Instructions to follow: Repeat exactly, and only, the lines from the one that contains "Reproduce this chart with matplotlib." through the one that contains "55.73, 56.29, 57.71]", both ends included.

Code that draws figures:

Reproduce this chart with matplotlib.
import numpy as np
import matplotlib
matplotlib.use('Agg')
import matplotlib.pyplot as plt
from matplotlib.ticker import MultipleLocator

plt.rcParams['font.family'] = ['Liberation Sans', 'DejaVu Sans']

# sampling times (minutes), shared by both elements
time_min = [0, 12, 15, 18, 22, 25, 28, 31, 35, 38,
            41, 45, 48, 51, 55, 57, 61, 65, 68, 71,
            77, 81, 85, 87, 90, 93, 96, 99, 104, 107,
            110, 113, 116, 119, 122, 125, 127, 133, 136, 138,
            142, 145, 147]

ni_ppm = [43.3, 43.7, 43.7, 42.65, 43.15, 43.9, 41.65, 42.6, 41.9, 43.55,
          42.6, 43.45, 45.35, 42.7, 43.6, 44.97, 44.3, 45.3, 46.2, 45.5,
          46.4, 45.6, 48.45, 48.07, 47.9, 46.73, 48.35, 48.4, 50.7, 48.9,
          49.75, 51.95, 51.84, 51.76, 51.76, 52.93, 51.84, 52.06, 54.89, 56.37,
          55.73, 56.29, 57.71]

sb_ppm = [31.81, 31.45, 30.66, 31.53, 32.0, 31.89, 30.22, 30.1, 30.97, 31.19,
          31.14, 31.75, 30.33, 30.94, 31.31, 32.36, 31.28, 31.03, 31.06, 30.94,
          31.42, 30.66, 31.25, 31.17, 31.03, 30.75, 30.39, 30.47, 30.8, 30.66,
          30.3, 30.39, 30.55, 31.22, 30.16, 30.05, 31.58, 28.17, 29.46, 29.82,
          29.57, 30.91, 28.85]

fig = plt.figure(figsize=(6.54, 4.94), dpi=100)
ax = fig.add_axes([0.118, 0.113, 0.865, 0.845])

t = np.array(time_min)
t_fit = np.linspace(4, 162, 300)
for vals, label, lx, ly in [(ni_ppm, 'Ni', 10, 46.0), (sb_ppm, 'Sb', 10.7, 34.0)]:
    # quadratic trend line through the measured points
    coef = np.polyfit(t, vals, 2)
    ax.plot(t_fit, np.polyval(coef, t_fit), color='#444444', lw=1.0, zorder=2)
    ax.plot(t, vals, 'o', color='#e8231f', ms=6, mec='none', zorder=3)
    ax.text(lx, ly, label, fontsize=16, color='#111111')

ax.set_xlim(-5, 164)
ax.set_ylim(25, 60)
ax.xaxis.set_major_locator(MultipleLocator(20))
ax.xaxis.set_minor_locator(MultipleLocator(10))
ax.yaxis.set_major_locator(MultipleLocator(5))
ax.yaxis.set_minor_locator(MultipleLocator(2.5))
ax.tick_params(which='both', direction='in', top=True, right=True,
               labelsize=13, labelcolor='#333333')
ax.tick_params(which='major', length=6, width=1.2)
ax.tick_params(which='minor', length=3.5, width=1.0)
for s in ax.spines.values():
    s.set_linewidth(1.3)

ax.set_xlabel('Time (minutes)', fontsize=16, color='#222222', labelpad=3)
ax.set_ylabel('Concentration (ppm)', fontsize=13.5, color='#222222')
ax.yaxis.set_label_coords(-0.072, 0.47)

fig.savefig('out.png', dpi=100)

---

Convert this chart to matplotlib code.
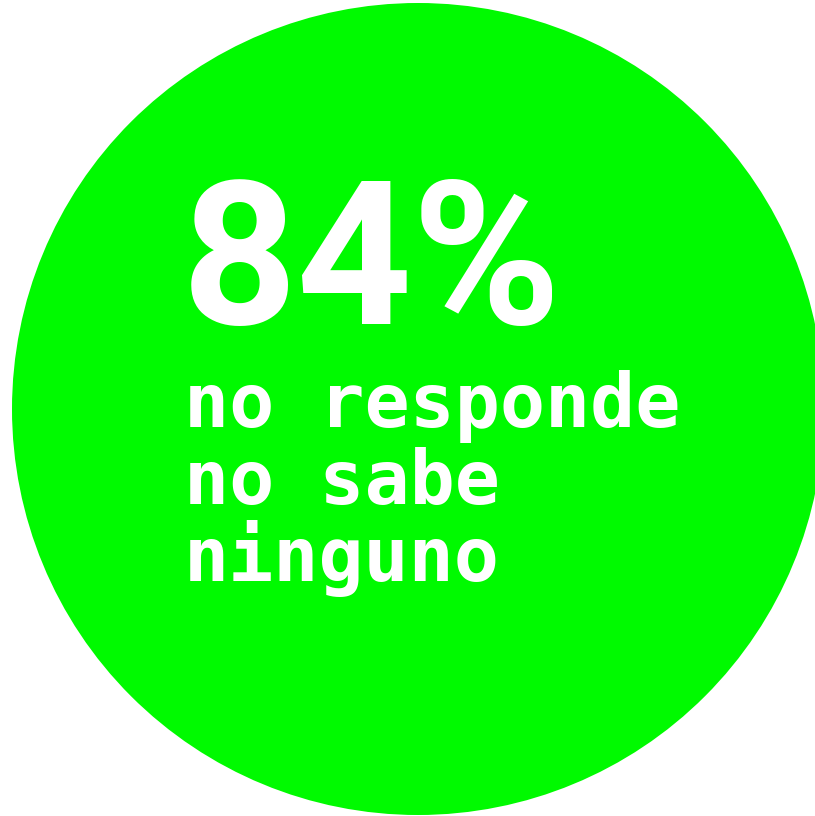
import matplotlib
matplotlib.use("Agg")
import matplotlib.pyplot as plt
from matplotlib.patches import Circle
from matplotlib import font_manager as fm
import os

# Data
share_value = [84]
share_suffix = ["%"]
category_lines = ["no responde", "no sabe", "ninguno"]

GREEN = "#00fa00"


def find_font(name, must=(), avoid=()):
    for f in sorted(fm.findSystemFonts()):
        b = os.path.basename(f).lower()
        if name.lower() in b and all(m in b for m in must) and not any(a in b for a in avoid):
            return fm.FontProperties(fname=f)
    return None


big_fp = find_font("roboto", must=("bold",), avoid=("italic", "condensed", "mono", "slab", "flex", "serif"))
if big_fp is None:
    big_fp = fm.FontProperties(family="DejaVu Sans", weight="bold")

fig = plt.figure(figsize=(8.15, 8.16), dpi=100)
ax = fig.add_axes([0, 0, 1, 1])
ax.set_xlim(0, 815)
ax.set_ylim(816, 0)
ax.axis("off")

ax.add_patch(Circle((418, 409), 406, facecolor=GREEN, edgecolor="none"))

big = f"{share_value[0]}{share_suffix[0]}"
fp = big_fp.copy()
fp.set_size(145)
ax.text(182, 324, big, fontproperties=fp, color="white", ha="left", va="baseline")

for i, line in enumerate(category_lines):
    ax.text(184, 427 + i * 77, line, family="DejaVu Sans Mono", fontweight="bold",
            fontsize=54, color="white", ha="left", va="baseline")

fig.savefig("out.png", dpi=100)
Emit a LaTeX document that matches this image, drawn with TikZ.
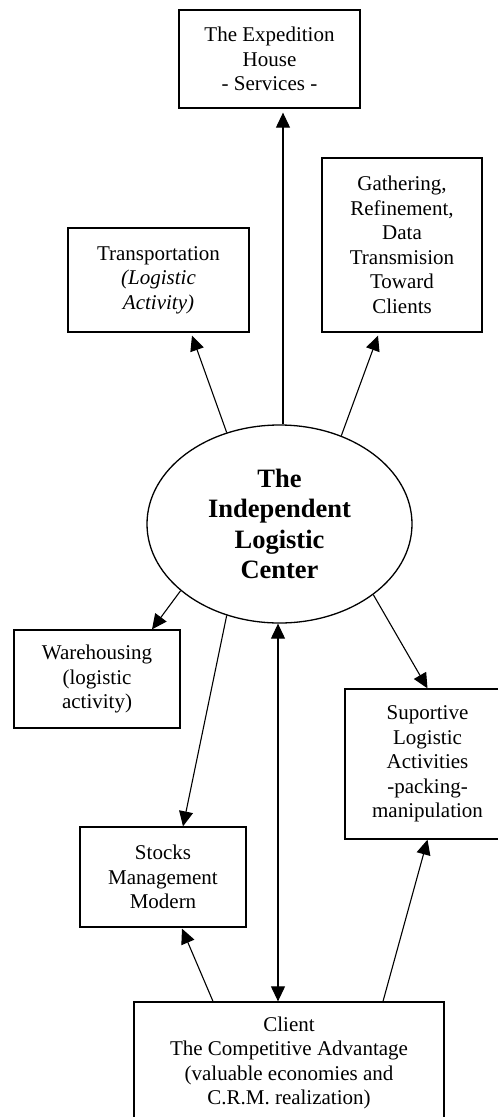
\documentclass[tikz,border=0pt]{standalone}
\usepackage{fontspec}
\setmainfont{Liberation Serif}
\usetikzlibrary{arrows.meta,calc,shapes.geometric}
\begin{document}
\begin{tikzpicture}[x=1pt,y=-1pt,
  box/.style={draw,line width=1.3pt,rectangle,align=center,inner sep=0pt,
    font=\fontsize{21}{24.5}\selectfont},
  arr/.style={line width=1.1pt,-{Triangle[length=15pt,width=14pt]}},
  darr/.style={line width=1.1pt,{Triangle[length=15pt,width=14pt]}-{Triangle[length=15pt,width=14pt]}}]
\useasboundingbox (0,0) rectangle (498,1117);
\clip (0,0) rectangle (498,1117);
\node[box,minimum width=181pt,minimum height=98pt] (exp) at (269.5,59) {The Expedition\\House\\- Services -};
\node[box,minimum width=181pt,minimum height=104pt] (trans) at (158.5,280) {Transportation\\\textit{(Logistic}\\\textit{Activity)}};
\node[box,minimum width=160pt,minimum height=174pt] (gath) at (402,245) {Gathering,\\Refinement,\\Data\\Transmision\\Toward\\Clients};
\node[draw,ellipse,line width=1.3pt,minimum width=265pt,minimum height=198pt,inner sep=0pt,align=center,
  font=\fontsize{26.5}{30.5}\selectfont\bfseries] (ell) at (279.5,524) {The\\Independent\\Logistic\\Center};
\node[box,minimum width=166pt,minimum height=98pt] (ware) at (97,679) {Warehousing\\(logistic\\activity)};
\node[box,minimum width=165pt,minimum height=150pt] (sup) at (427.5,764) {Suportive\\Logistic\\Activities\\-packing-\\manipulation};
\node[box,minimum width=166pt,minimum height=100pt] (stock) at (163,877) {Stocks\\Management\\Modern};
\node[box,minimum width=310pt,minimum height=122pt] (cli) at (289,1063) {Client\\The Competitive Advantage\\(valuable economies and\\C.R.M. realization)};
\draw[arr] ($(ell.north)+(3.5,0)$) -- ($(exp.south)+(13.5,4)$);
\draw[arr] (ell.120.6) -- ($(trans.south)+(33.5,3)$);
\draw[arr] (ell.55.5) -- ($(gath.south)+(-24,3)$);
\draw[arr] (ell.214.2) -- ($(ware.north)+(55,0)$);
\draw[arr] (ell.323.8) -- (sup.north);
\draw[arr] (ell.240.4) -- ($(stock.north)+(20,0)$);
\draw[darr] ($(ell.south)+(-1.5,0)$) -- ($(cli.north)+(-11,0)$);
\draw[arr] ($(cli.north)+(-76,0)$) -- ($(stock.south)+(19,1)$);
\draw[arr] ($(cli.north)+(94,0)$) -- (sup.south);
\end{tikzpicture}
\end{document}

Exercise output:
Reproduce this chart with matplotlib.
import numpy as np
import matplotlib
matplotlib.use('Agg')
import matplotlib.pyplot as plt
from matplotlib.ticker import MultipleLocator

plt.rcParams['font.family'] = ['Liberation Sans', 'DejaVu Sans']

# sampling times (minutes), shared by both elements
time_min = [0, 12, 15, 18, 22, 25, 28, 31, 35, 38,
            41, 45, 48, 51, 55, 57, 61, 65, 68, 71,
            77, 81, 85, 87, 90, 93, 96, 99, 104, 107,
            110, 113, 116, 119, 122, 125, 127, 133, 136, 138,
            142, 145, 147]

ni_ppm = [43.3, 43.7, 43.7, 42.65, 43.15, 43.9, 41.65, 42.6, 41.9, 43.55,
          42.6, 43.45, 45.35, 42.7, 43.6, 44.97, 44.3, 45.3, 46.2, 45.5,
          46.4, 45.6, 48.45, 48.07, 47.9, 46.73, 48.35, 48.4, 50.7, 48.9,
          49.75, 51.95, 51.84, 51.76, 51.76, 52.93, 51.84, 52.06, 54.89, 56.37,
          55.73, 56.29, 57.71]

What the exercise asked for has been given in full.